Back at the shark's headquarters, Moby hops aboard the motorcycle and announces that it's time to jet. As he drives off, Jet says, "There goes one whale of a guy! JAWESOME!" Then they all start laughing despite the fact that what Jet said wasn't funny. The end.

WHAT'S THE VERDICT?

I really didn't know what to expect with Street Sharks, but, honestly, it's another one that I'm gonna put in the "okay" category. Yes, it's incredibly cheesy. And yes, it's a huge Teenage Mutant Ninja Turtles cash-grab. But it's got cool character designs, good animation, great voice acting (well, except for whoever voiced the little girl... no offense towards her, but an actress she is not) and it manages to be genuinely compelling. Plus, it's got crime-fighting sharks. CRIME-FIGHTING SHARKS. How can you not like a cartoon that has CRIME-FIGHTING SHARKS in it?

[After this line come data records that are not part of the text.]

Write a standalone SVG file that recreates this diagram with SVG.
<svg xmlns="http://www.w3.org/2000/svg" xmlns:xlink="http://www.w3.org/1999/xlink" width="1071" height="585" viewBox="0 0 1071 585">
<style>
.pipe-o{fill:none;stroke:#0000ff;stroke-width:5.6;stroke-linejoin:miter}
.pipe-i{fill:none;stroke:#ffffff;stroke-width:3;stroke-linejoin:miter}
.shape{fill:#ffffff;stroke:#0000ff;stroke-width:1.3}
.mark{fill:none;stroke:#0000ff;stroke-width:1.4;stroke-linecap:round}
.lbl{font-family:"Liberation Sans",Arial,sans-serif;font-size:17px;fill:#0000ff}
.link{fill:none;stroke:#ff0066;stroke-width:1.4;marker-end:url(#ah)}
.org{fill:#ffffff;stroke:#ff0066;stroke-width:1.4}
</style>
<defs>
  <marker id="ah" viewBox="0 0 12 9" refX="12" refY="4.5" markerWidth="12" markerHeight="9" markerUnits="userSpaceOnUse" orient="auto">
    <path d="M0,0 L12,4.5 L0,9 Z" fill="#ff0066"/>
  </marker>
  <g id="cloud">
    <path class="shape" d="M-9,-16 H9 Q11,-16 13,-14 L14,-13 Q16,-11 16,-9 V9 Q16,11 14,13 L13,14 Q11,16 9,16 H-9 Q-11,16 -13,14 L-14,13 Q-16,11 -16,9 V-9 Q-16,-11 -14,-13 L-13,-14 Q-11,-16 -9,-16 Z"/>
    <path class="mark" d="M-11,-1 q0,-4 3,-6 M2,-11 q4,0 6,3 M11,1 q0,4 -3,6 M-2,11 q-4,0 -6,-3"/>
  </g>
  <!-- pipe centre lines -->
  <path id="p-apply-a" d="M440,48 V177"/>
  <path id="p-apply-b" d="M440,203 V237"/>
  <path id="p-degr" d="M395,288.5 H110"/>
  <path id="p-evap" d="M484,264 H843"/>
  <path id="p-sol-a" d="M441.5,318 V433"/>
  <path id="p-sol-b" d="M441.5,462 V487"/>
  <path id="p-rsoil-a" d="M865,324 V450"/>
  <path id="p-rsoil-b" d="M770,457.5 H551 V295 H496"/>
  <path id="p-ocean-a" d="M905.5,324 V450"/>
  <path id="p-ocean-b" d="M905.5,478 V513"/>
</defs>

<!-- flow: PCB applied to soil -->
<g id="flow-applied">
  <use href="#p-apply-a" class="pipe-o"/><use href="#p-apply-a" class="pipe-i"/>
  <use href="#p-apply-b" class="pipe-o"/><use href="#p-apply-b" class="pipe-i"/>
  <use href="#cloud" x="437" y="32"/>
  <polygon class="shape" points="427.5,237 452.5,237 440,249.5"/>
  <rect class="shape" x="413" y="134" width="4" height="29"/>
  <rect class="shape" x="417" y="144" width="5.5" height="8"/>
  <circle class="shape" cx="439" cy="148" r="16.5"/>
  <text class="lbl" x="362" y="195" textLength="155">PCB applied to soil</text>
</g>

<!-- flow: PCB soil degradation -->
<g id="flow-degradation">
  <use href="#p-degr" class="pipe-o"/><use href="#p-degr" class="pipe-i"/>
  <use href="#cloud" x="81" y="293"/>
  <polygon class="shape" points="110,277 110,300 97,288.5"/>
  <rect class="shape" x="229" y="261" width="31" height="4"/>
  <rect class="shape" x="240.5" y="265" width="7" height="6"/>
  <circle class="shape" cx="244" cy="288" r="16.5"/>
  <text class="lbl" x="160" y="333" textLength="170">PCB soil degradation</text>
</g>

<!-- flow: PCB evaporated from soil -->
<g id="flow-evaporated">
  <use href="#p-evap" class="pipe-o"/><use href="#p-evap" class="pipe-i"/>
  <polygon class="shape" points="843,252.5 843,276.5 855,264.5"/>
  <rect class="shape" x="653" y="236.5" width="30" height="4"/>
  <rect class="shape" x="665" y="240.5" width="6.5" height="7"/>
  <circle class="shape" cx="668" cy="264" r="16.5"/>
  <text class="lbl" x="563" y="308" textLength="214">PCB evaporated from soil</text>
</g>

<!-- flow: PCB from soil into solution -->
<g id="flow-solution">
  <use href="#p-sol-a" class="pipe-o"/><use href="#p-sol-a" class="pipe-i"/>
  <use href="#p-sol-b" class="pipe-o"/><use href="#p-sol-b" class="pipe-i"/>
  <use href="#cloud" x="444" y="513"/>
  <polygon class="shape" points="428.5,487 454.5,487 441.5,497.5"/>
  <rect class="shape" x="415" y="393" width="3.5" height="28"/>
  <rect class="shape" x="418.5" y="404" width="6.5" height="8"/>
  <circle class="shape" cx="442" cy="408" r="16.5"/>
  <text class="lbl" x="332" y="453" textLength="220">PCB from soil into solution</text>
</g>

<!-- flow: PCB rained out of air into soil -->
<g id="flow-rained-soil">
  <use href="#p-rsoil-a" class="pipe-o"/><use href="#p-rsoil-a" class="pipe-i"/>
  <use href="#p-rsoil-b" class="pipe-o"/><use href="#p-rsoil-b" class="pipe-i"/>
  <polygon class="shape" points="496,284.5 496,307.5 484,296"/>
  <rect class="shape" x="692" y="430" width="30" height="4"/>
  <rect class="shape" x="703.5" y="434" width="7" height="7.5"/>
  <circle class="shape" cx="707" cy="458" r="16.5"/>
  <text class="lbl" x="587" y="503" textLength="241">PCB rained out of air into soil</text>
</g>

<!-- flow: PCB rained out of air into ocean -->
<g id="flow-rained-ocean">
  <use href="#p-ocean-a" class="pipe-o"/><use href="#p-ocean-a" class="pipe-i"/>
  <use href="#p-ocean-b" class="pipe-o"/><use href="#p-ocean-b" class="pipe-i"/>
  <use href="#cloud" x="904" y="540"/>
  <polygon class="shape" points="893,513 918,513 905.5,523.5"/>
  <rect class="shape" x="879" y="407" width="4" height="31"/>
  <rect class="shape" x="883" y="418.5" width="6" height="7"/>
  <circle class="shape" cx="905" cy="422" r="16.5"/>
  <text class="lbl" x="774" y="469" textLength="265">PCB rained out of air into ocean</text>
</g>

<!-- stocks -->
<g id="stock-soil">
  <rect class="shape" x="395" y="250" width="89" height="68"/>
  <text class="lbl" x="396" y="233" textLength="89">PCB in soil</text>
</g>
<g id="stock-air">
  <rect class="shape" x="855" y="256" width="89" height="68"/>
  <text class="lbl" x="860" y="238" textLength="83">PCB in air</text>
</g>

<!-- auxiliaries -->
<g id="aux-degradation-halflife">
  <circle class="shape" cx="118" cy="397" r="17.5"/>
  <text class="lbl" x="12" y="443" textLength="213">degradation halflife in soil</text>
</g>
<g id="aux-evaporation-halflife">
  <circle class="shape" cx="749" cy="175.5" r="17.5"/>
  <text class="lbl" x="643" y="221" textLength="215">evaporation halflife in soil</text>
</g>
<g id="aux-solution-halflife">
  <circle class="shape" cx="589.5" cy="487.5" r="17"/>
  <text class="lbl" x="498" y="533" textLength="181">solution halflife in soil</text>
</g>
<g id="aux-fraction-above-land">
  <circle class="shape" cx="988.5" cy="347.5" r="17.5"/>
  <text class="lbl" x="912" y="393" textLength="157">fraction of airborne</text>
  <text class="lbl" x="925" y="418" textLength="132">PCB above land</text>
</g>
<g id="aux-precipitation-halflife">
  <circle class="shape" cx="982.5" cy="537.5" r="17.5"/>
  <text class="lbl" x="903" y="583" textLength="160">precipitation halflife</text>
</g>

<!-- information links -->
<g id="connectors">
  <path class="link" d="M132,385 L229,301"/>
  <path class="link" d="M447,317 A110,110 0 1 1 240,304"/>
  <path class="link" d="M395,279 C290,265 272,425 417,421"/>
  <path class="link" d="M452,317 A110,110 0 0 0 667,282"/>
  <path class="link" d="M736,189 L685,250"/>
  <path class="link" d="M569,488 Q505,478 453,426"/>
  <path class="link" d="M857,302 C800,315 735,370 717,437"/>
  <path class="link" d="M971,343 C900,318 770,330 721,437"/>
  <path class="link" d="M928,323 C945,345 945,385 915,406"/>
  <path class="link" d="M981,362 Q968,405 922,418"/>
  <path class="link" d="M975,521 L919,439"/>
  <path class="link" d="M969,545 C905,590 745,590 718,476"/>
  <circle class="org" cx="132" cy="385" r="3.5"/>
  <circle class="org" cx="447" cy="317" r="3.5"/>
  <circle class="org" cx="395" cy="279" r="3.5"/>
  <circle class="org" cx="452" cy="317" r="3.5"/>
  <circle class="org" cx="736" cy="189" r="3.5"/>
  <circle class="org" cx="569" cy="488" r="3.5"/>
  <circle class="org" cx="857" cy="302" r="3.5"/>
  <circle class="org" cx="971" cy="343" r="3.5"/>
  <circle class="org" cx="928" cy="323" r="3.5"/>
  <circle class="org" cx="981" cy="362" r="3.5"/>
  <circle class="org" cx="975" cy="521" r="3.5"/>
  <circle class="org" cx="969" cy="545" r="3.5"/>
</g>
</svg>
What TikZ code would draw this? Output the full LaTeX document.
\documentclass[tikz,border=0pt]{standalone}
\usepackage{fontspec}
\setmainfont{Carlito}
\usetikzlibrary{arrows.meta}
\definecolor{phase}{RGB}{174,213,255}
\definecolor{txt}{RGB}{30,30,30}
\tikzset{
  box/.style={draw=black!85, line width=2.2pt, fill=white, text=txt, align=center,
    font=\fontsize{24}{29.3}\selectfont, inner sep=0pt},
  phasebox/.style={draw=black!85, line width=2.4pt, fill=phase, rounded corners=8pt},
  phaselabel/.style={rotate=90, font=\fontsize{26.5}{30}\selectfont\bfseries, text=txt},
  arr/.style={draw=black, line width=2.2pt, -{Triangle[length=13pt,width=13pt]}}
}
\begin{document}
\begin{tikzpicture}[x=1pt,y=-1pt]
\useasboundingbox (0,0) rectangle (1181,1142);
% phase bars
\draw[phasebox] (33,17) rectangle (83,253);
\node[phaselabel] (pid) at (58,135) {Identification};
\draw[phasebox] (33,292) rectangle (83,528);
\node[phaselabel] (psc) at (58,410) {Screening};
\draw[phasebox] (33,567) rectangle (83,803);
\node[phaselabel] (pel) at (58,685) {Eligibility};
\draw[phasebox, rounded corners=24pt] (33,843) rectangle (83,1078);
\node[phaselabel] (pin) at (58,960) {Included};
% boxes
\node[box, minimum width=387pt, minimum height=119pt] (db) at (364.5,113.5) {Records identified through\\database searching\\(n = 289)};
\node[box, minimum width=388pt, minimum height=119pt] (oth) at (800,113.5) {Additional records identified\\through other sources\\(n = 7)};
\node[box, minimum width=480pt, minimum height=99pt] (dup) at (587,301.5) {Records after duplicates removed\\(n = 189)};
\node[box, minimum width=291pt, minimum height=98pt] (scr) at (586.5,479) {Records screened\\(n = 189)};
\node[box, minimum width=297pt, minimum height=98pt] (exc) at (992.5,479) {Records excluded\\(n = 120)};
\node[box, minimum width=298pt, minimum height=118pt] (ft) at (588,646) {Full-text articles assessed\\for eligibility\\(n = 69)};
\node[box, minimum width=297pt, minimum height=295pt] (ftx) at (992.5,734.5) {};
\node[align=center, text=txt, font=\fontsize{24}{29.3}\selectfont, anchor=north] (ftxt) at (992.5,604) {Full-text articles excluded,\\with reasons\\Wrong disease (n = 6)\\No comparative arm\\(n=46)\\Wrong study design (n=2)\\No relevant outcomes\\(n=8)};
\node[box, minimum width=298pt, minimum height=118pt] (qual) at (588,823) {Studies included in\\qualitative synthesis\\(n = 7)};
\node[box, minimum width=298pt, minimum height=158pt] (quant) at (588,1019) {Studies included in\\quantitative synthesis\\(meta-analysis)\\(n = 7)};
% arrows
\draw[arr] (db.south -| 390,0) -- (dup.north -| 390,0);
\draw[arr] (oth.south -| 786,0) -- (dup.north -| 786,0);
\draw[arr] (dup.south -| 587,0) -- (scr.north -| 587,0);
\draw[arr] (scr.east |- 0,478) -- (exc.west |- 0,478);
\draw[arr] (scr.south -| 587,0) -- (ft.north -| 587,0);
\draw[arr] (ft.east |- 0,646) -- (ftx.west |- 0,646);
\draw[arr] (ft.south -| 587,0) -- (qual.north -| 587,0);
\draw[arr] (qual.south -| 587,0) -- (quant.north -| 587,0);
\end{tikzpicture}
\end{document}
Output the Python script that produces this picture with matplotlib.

As far as Teenage Mutant Ninja Turtles wannabes go, I didn't find it quite as good as Road Rovers or Wild West C.O.W.-Boys of Moo Mesa, but if you like those shows I wouldn't say no to giving Street Sharks a watch. If you want to watch it, the whole show has been uploaded to YouTube.

You know, with how popular the Ninja Turtles still are, I'm surprised that nobody's ever tried to reboot any of these shows made to cash in on it, as many of them were surprisingly better than expected.

Then again, knowing today's producers they'd likely bring Street Sharks back by making a live action film adaptation of it starring really ugly-looking CGI sharks voiced by whatever celebrities are popular at the moment. Don't tell me they wouldn't do that. They totally would.